"""

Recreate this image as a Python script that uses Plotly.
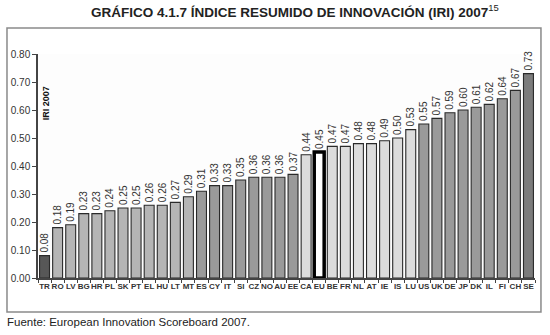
import plotly.graph_objects as go

# Índice Resumido de Innovación 2007 por país
countries = ["TR", "RO", "LV", "BG", "HR", "PL", "SK", "PT", "EL", "HU", "LT", "MT",
             "ES", "CY", "IT", "SI", "CZ", "NO", "AU", "EE", "CA", "EU", "BE", "FR",
             "NL", "AT", "IE", "IS", "LU", "US", "UK", "DE", "JP", "DK", "IL", "FI",
             "CH", "SE"]
iri_2007 = [0.08, 0.18, 0.19, 0.23, 0.23, 0.24, 0.25, 0.25, 0.26, 0.26, 0.27, 0.29,
            0.31, 0.33, 0.33, 0.35, 0.36, 0.36, 0.36, 0.37, 0.44, 0.45, 0.47, 0.47,
            0.48, 0.48, 0.49, 0.50, 0.53, 0.55, 0.57, 0.59, 0.60, 0.61, 0.62, 0.64,
            0.67, 0.73]
groups = ["low"] + ["catch"] * 11 + ["mid"] * 8 + ["light"] + ["eu"] + ["light"] * 7 + ["mid"] * 8 + ["top"]
y_ticks = [0.0, 0.1, 0.2, 0.3, 0.4, 0.5, 0.6, 0.7, 0.8]

fill = {"low": "#575757", "catch": "#b5b5b5", "mid": "#9a9a9a",
        "light": "#dcdcdc", "eu": "#ffffff", "top": "#7c7c7c"}
bar_colors = [fill[g] for g in groups]
line_widths = [3.5 if g == "eu" else 1.1 for g in groups]
line_colors = ["#000000" if g == "eu" else "#2a2a2a" for g in groups]

fig = go.Figure(go.Bar(
    x=countries, y=iri_2007,
    marker=dict(color=bar_colors, line=dict(color=line_colors, width=line_widths)),
    text=[f"{v:.2f}" for v in iri_2007],
    textposition="outside", textangle=-90, constraintext="none",
    textfont=dict(family="Liberation Sans, Arial", size=10, color="#333333"),
    cliponaxis=False,
))

fig.update_layout(
    width=550, height=335,
    margin=dict(l=38, r=15, t=54, b=57),
    paper_bgcolor="#ffffff", plot_bgcolor="#fdfdfd",
    bargap=0.24, showlegend=False,
    font=dict(family="Liberation Sans, Arial", color="#222222"),
)
fig.update_yaxes(
    range=[0, 0.8], tickvals=y_ticks, ticktext=[f"{v:.2f}" for v in y_ticks],
    showgrid=False, zeroline=False, showline=True, linecolor="#444444", linewidth=1.5,
    ticks="outside", ticklen=4, tickcolor="#444444",
    tickfont=dict(size=10, color="#333333"),
)
fig.update_xaxes(
    showgrid=False, showline=True, linecolor="#444444", linewidth=1.5,
    ticks="outside", ticklen=3, tickcolor="#444444", tickson="boundaries",
    tickfont=dict(size=8, color="#333333", family="Liberation Sans, Arial"),
    tickangle=0,
)
# country codes in bold
fig.update_xaxes(tickvals=countries, ticktext=[f"<b>{c}</b>" for c in countries])

fig.add_shape(type="rect", xref="paper", yref="paper",
              x0=-0.0624, x1=1.012, y0=-0.152, y1=1.116,
              line=dict(color="#8a8a8a", width=1.5), layer="below")

fig.add_annotation(xref="paper", yref="paper", x=0.518, y=1.19,
                   text="<b>GRÁFICO 4.1.7 ÍNDICE RESUMIDO DE INNOVACIÓN (IRI) 2007</b><sup>15</sup>",
                   showarrow=False, font=dict(size=13.5, color="#222222"),
                   xanchor="center", yanchor="middle")
fig.add_annotation(xref="paper", yref="paper", x=0.016, y=0.78,
                   text="<b>IRI 2007</b>", textangle=-90, showarrow=False,
                   font=dict(size=9, color="#111111"), xanchor="center", yanchor="middle")
fig.add_annotation(xref="paper", yref="paper", x=-0.066, y=-0.197,
                   text="Fuente: European Innovation Scoreboard 2007.", showarrow=False,
                   font=dict(size=11.5, color="#222222"), xanchor="left", yanchor="middle")

fig.write_html("out.html")
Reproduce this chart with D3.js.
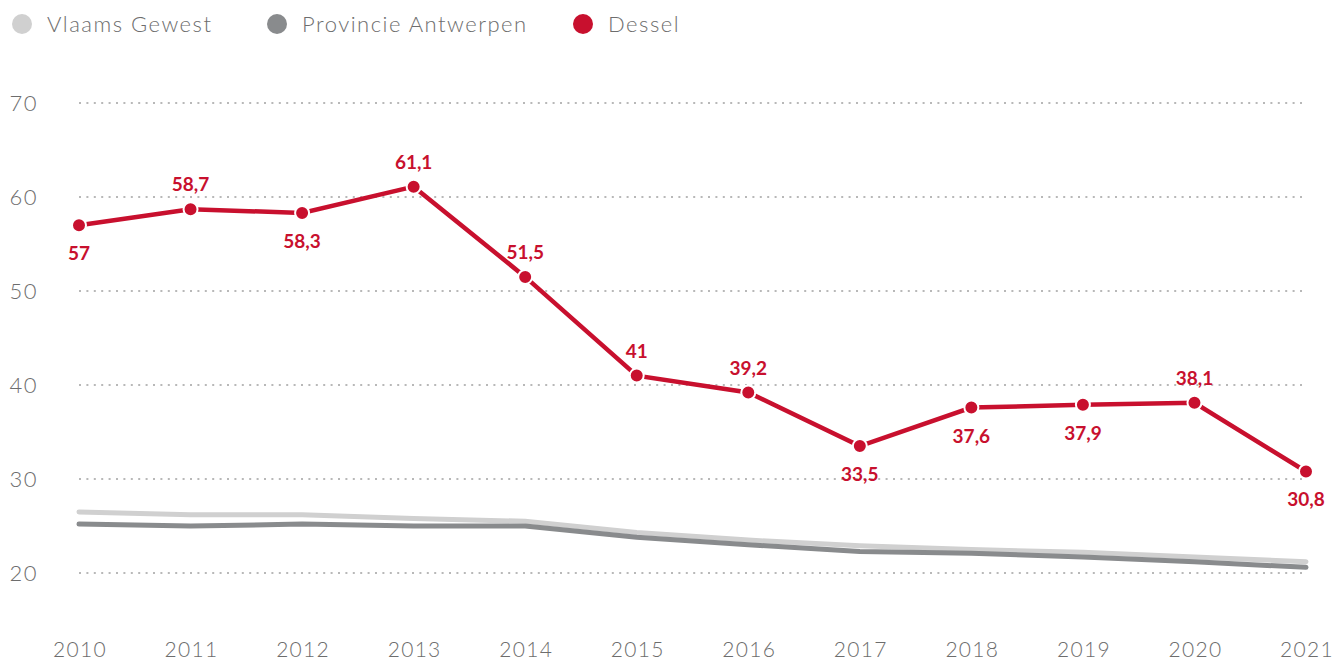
<!DOCTYPE html>
<html><head><meta charset="utf-8">
<script src="https://cdn.jsdelivr.net/npm/d3@7"></script>
<style>
body{margin:0;background:#fff;}
text{font-family:Lato,"Open Sans",sans-serif;}
</style></head>
<body>
<svg id="c" width="1336" height="660"></svg>
<script>
const years = [2010,2011,2012,2013,2014,2015,2016,2017,2018,2019,2020,2021];
const vlaams = [26.5,26.2,26.2,25.8,25.5,24.3,23.5,22.9,22.5,22.2,21.7,21.2];
const antwerpen = [25.2,25.0,25.2,25.0,25.0,23.8,23.0,22.3,22.1,21.7,21.2,20.6];
const dessel = [57,58.7,58.3,61.1,51.5,41,39.2,33.5,37.6,37.9,38.1,30.8];
const labelPos = ["below","above","below","above","above","above","above","below","below","below","above","below"];
const yTicks = [20,30,40,50,60,70];
const seriesNames = ["Vlaams Gewest","Provincie Antwerpen","Dessel"];
const colors = ["#d0d0d0","#898b8d","#c8102e"];

const svg = d3.select("#c");
const x = d3.scaleLinear().domain([2010,2021]).range([79,1306]);
const y = d3.scaleLinear().domain([20,70]).range([573,103]);

// grid
svg.append("g").selectAll("line").data(yTicks).join("line")
  .attr("x1",79).attr("x2",1306)
  .attr("y1",d=>y(d)).attr("y2",d=>y(d))
  .attr("stroke","#b8b8b8").attr("stroke-width",2)
  .attr("stroke-dasharray","2,5.4");

// y labels
svg.append("g").selectAll("text").data(yTicks).join("text")
  .attr("x",38).attr("y",d=>y(d)+8)
  .attr("text-anchor","end").attr("font-size",22).attr("font-weight",300)
  .attr("letter-spacing","1.5px")
  .attr("fill","#6d6d6d").text(d=>d);

// x labels
svg.append("g").selectAll("text").data(years).join("text")
  .attr("x",d=>x(d)+1).attr("y",657)
  .attr("text-anchor","middle").attr("font-size",21).attr("font-weight",300)
  .attr("letter-spacing","1.3px")
  .attr("fill","#6d6d6d").text(d=>d);

const line = d3.line().x((d,i)=>x(years[i])).y(d=>y(d));

svg.append("path").datum(vlaams).attr("d",line)
  .attr("fill","none").attr("stroke",colors[0]).attr("stroke-width",5).attr("stroke-linecap","round");
svg.append("path").datum(antwerpen).attr("d",line)
  .attr("fill","none").attr("stroke",colors[1]).attr("stroke-width",5).attr("stroke-linecap","round");
svg.append("path").datum(dessel).attr("d",line)
  .attr("fill","none").attr("stroke",colors[2]).attr("stroke-width",4.5);

svg.append("g").selectAll("circle").data(dessel).join("circle")
  .attr("cx",(d,i)=>x(years[i])).attr("cy",d=>y(d)).attr("r",7)
  .attr("fill",colors[2]).attr("stroke","#fff").attr("stroke-width",2);

svg.append("g").selectAll("text").data(dessel).join("text")
  .attr("x",(d,i)=>x(years[i]))
  .attr("y",(d,i)=>labelPos[i]==="above"? y(d)-18 : y(d)+35)
  .attr("text-anchor","middle").attr("font-size",19).attr("font-weight",700)
  .attr("fill",colors[2]).text(d=>String(d).replace(".",","));

// legend
const legX = [22,277,583];
const lg = svg.append("g");
seriesNames.forEach((n,i)=>{
  lg.append("circle").attr("cx",legX[i]).attr("cy",24).attr("r",10).attr("fill",colors[i]);
  lg.append("text").attr("x",legX[i]+25).attr("y",32).attr("font-size",22).attr("font-weight",300)
    .attr("letter-spacing","1.5px")
    .attr("fill","#6d6d6d").text(n);
});
</script>
</body></html>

"""

** Your task **
All the records need to be repeated exactly, with the images dropped.

** Expected answer **
Recreate this image as a Python script that uses Plotly.
import plotly.graph_objects as go

# Índice Resumido de Innovación 2007 por país
countries = ["TR", "RO", "LV", "BG", "HR", "PL", "SK", "PT", "EL", "HU", "LT", "MT",
             "ES", "CY", "IT", "SI", "CZ", "NO", "AU", "EE", "CA", "EU", "BE", "FR",
             "NL", "AT", "IE", "IS", "LU", "US", "UK", "DE", "JP", "DK", "IL", "FI",
             "CH", "SE"]
iri_2007 = [0.08, 0.18, 0.19, 0.23, 0.23, 0.24, 0.25, 0.25, 0.26, 0.26, 0.27, 0.29,
            0.31, 0.33, 0.33, 0.35, 0.36, 0.36, 0.36, 0.37, 0.44, 0.45, 0.47, 0.47,
            0.48, 0.48, 0.49, 0.50, 0.53, 0.55, 0.57, 0.59, 0.60, 0.61, 0.62, 0.64,
            0.67, 0.73]
groups = ["low"] + ["catch"] * 11 + ["mid"] * 8 + ["light"] + ["eu"] + ["light"] * 7 + ["mid"] * 8 + ["top"]
y_ticks = [0.0, 0.1, 0.2, 0.3, 0.4, 0.5, 0.6, 0.7, 0.8]

fill = {"low": "#575757", "catch": "#b5b5b5", "mid": "#9a9a9a",
        "light": "#dcdcdc", "eu": "#ffffff", "top": "#7c7c7c"}
bar_colors = [fill[g] for g in groups]
line_widths = [3.5 if g == "eu" else 1.1 for g in groups]
line_colors = ["#000000" if g == "eu" else "#2a2a2a" for g in groups]

fig = go.Figure(go.Bar(
    x=countries, y=iri_2007,
    marker=dict(color=bar_colors, line=dict(color=line_colors, width=line_widths)),
    text=[f"{v:.2f}" for v in iri_2007],
    textposition="outside", textangle=-90, constraintext="none",
    textfont=dict(family="Liberation Sans, Arial", size=10, color="#333333"),
    cliponaxis=False,
))

fig.update_layout(
    width=550, height=335,
    margin=dict(l=38, r=15, t=54, b=57),
    paper_bgcolor="#ffffff", plot_bgcolor="#fdfdfd",
    bargap=0.24, showlegend=False,
    font=dict(family="Liberation Sans, Arial", color="#222222"),
)
fig.update_yaxes(
    range=[0, 0.8], tickvals=y_ticks, ticktext=[f"{v:.2f}" for v in y_ticks],
    showgrid=False, zeroline=False, showline=True, linecolor="#444444", linewidth=1.5,
    ticks="outside", ticklen=4, tickcolor="#444444",
    tickfont=dict(size=10, color="#333333"),
)
fig.update_xaxes(
    showgrid=False, showline=True, linecolor="#444444", linewidth=1.5,
    ticks="outside", ticklen=3, tickcolor="#444444", tickson="boundaries",
    tickfont=dict(size=8, color="#333333", family="Liberation Sans, Arial"),
    tickangle=0,
)
# country codes in bold
fig.update_xaxes(tickvals=countries, ticktext=[f"<b>{c}</b>" for c in countries])

fig.add_shape(type="rect", xref="paper", yref="paper",
              x0=-0.0624, x1=1.012, y0=-0.152, y1=1.116,
              line=dict(color="#8a8a8a", width=1.5), layer="below")

fig.add_annotation(xref="paper", yref="paper", x=0.518, y=1.19,
                   text="<b>GRÁFICO 4.1.7 ÍNDICE RESUMIDO DE INNOVACIÓN (IRI) 2007</b><sup>15</sup>",
                   showarrow=False, font=dict(size=13.5, color="#222222"),
                   xanchor="center", yanchor="middle")
fig.add_annotation(xref="paper", yref="paper", x=0.016, y=0.78,
                   text="<b>IRI 2007</b>", textangle=-90, showarrow=False,
                   font=dict(size=9, color="#111111"), xanchor="center", yanchor="middle")
fig.add_annotation(xref="paper", yref="paper", x=-0.066, y=-0.197,
                   text="Fuente: European Innovation Scoreboard 2007.", showarrow=False,
                   font=dict(size=11.5, color="#222222"), xanchor="left", yanchor="middle")

fig.write_html("out.html")
Reproduce this chart with D3.js.
<!DOCTYPE html>
<html><head><meta charset="utf-8">
<script src="https://cdn.jsdelivr.net/npm/d3@7"></script>
<style>
body{margin:0;background:#fff;}
text{font-family:Lato,"Open Sans",sans-serif;}
</style></head>
<body>
<svg id="c" width="1336" height="660"></svg>
<script>
const years = [2010,2011,2012,2013,2014,2015,2016,2017,2018,2019,2020,2021];
const vlaams = [26.5,26.2,26.2,25.8,25.5,24.3,23.5,22.9,22.5,22.2,21.7,21.2];
const antwerpen = [25.2,25.0,25.2,25.0,25.0,23.8,23.0,22.3,22.1,21.7,21.2,20.6];
const dessel = [57,58.7,58.3,61.1,51.5,41,39.2,33.5,37.6,37.9,38.1,30.8];
const labelPos = ["below","above","below","above","above","above","above","below","below","below","above","below"];
const yTicks = [20,30,40,50,60,70];
const seriesNames = ["Vlaams Gewest","Provincie Antwerpen","Dessel"];
const colors = ["#d0d0d0","#898b8d","#c8102e"];

const svg = d3.select("#c");
const x = d3.scaleLinear().domain([2010,2021]).range([79,1306]);
const y = d3.scaleLinear().domain([20,70]).range([573,103]);

// grid
svg.append("g").selectAll("line").data(yTicks).join("line")
  .attr("x1",79).attr("x2",1306)
  .attr("y1",d=>y(d)).attr("y2",d=>y(d))
  .attr("stroke","#b8b8b8").attr("stroke-width",2)
  .attr("stroke-dasharray","2,5.4");

// y labels
svg.append("g").selectAll("text").data(yTicks).join("text")
  .attr("x",38).attr("y",d=>y(d)+8)
  .attr("text-anchor","end").attr("font-size",22).attr("font-weight",300)
  .attr("letter-spacing","1.5px")
  .attr("fill","#6d6d6d").text(d=>d);

// x labels
svg.append("g").selectAll("text").data(years).join("text")
  .attr("x",d=>x(d)+1).attr("y",657)
  .attr("text-anchor","middle").attr("font-size",21).attr("font-weight",300)
  .attr("letter-spacing","1.3px")
  .attr("fill","#6d6d6d").text(d=>d);

const line = d3.line().x((d,i)=>x(years[i])).y(d=>y(d));

svg.append("path").datum(vlaams).attr("d",line)
  .attr("fill","none").attr("stroke",colors[0]).attr("stroke-width",5).attr("stroke-linecap","round");
svg.append("path").datum(antwerpen).attr("d",line)
  .attr("fill","none").attr("stroke",colors[1]).attr("stroke-width",5).attr("stroke-linecap","round");
svg.append("path").datum(dessel).attr("d",line)
  .attr("fill","none").attr("stroke",colors[2]).attr("stroke-width",4.5);

svg.append("g").selectAll("circle").data(dessel).join("circle")
  .attr("cx",(d,i)=>x(years[i])).attr("cy",d=>y(d)).attr("r",7)
  .attr("fill",colors[2]).attr("stroke","#fff").attr("stroke-width",2);

svg.append("g").selectAll("text").data(dessel).join("text")
  .attr("x",(d,i)=>x(years[i]))
  .attr("y",(d,i)=>labelPos[i]==="above"? y(d)-18 : y(d)+35)
  .attr("text-anchor","middle").attr("font-size",19).attr("font-weight",700)
  .attr("fill",colors[2]).text(d=>String(d).replace(".",","));

// legend
const legX = [22,277,583];
const lg = svg.append("g");
seriesNames.forEach((n,i)=>{
  lg.append("circle").attr("cx",legX[i]).attr("cy",24).attr("r",10).attr("fill",colors[i]);
  lg.append("text").attr("x",legX[i]+25).attr("y",32).attr("font-size",22).attr("font-weight",300)
    .attr("letter-spacing","1.5px")
    .attr("fill","#6d6d6d").text(n);
});
</script>
</body></html>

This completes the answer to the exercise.